Lazer – Passa os fins de semana em seu “retiro”, como chama a fazenda no Vale do Paraíba, a duas horas de São Paulo, onde costuma reunir a família. “Como não é produtiva, acho estranho chamar de fazenda. Se me perguntam o que tenho na minha, respondo: despesa”.
Cuidados com a saúde – “Aos 74 anos, preciso ter alguns. Outro dia fiz uma extravagância, andando de bicicleta contra o vento, e ganhei uma contratura nas costas.”
Livro de cabeceira – Dom Quixote, de Miguel de Cervantes. “Um dos momentos mais bonitos que assisti no teatro foi ao Dom Quixote interpretado por Paulo Autran. Dei para me emocionar depois de velho.”
Uma inspiração – O advogado José Luiz Bulhões Pedreira. “Era uma pessoa com quem se podia contar, além de uma personalidade admirável.”
Mania – Não consegue deixar nada fora do lugar. “Se vejo uma garrafa no caminho, pego e jogo no lixo. Minha mulher brinca que é TOC (transtorno obsessivo compulsivo).”
Viagem marcante – Para o deserto do Atacama, no Chile, e um safári fotográfico no Quênia. “Este ano estive na Flip, feira literária de Paraty (RJ), e foi como tirar quatro dias sabáticos.”
Otimismo x pessimismo – Considera-se otimista, mas tem adotado um tom “realista” para plateias estrangeiras. “Como ‘vendedor’ do Brasil no exterior, experimentei três momentos: nos anos 60, éramos o País exótico. Na fase seguinte, tínhamos que explicar como uma nação com tanto potencial não tinha moeda.

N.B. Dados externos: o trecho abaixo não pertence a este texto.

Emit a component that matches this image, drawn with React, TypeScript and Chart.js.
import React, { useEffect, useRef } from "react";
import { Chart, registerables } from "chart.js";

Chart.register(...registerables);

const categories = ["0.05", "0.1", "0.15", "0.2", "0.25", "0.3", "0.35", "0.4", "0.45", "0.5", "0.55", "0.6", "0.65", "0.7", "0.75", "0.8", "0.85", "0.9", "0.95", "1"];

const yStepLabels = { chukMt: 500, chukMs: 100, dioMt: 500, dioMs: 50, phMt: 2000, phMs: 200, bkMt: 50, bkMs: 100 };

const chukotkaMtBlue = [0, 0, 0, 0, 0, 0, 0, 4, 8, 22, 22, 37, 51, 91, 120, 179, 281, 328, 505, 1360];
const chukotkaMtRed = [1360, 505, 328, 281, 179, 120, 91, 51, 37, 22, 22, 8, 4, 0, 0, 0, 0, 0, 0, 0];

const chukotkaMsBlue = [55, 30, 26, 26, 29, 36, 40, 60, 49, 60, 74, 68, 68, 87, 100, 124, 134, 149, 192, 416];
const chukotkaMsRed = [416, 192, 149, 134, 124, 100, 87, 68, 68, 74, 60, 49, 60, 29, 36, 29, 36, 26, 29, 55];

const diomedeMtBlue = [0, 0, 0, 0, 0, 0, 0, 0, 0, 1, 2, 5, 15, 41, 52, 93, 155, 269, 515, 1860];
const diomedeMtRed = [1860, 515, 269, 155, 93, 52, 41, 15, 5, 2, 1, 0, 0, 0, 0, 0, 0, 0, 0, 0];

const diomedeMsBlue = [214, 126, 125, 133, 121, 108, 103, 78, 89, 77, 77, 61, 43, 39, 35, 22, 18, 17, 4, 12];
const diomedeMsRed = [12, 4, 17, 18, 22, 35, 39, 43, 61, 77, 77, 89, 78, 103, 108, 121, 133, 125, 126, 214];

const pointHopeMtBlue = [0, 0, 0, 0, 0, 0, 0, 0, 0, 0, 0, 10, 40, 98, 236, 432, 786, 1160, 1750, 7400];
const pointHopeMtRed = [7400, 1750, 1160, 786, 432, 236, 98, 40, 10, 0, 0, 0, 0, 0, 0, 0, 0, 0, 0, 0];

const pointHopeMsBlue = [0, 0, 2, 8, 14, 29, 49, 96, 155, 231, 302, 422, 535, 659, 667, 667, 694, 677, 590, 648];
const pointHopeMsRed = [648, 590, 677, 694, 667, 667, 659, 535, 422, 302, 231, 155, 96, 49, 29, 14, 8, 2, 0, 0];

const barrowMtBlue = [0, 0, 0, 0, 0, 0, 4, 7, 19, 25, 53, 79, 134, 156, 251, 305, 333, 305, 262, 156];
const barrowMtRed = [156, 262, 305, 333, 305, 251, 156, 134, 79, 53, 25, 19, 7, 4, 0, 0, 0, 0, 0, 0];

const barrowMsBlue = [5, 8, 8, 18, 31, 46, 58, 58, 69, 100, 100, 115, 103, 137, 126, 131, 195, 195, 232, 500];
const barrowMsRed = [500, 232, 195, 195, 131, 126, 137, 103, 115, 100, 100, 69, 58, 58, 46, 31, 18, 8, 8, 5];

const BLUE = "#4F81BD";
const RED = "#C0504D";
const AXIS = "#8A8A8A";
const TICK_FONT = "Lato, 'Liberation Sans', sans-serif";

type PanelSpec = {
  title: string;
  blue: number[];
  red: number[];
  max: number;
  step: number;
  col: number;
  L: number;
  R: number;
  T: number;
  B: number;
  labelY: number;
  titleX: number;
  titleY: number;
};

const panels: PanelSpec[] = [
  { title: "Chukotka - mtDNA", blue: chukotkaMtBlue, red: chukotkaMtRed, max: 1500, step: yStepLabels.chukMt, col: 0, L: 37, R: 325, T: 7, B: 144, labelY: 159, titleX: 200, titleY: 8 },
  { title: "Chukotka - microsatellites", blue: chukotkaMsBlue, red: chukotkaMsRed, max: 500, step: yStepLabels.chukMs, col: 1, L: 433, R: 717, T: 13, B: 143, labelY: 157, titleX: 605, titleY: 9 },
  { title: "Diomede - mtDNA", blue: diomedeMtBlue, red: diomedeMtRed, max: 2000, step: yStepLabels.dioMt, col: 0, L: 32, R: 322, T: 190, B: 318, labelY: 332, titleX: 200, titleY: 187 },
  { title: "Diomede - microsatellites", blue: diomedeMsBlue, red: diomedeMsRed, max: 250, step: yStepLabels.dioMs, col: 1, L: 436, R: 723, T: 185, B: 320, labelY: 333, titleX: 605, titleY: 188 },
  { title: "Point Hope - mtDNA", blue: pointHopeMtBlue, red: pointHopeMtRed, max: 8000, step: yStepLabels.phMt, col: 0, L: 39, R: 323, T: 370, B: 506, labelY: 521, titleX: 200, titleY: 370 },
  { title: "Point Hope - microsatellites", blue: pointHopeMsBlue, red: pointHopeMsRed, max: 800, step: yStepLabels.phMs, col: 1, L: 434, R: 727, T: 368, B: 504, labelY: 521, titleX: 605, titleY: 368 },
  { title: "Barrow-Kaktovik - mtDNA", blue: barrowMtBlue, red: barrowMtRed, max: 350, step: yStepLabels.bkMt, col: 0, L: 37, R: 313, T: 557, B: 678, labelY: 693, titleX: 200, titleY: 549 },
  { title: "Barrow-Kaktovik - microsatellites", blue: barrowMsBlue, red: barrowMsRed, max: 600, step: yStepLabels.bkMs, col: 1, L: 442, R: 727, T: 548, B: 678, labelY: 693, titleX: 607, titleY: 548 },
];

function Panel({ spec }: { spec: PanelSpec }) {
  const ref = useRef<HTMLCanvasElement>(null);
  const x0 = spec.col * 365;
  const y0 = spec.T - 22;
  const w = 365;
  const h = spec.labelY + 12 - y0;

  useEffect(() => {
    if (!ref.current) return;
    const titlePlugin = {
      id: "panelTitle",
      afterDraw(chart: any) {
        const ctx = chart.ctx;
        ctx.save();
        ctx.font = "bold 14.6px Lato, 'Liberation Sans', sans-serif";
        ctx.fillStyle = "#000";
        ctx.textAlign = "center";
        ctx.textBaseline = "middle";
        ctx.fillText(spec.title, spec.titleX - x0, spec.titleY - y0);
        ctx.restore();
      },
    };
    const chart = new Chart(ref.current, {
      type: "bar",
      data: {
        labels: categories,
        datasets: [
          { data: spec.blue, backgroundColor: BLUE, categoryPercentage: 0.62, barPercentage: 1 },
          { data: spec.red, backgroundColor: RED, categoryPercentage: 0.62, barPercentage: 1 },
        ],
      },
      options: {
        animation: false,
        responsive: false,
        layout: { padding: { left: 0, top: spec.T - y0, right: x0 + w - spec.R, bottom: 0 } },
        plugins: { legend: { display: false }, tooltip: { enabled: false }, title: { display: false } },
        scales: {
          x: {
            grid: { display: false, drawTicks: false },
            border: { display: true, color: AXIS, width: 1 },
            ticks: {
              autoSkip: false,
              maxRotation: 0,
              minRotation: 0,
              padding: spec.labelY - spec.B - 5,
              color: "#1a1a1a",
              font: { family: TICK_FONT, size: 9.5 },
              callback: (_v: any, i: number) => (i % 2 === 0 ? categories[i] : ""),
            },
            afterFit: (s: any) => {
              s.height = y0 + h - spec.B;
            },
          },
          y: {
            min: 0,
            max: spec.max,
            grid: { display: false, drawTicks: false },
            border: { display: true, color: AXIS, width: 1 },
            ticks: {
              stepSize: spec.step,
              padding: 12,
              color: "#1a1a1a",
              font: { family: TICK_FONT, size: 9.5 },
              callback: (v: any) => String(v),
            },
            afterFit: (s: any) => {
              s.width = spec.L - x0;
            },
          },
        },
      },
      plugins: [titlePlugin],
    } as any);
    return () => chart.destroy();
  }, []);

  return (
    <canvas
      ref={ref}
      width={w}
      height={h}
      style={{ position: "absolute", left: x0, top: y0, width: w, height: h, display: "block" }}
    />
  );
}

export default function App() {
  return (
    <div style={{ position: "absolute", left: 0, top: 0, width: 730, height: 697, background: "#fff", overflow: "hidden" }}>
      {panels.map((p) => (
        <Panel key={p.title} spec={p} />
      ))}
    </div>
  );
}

Agora, estamos despertando o deslumbramento. Eu explico que realmente evoluímos muito, mas ainda temos problemas estruturais sérios para enfrentar.”
Crise – “Nunca as previsões estiveram tão desmoralizadas como atualmente. A crise atual não foi prevista. Mesmo no Brasil, a extensão foi muito menor do que se imaginava.”
Conselho para quem está começando – Descobrir a si mesmo e não deixar de fazer o que gosta por causa de dinheiro. “É importante trabalhar com quem você respeite. Se tive algum sucesso na vida foi porque escolhi e dei valor às pessoas com quem trabalhei.”
Uma vitória – A criação da CVM. “No aniversário da autarquia, funcionários antigos me procuraram para falar como os princípios criados por mim e pelo colegiado são importantes até hoje.”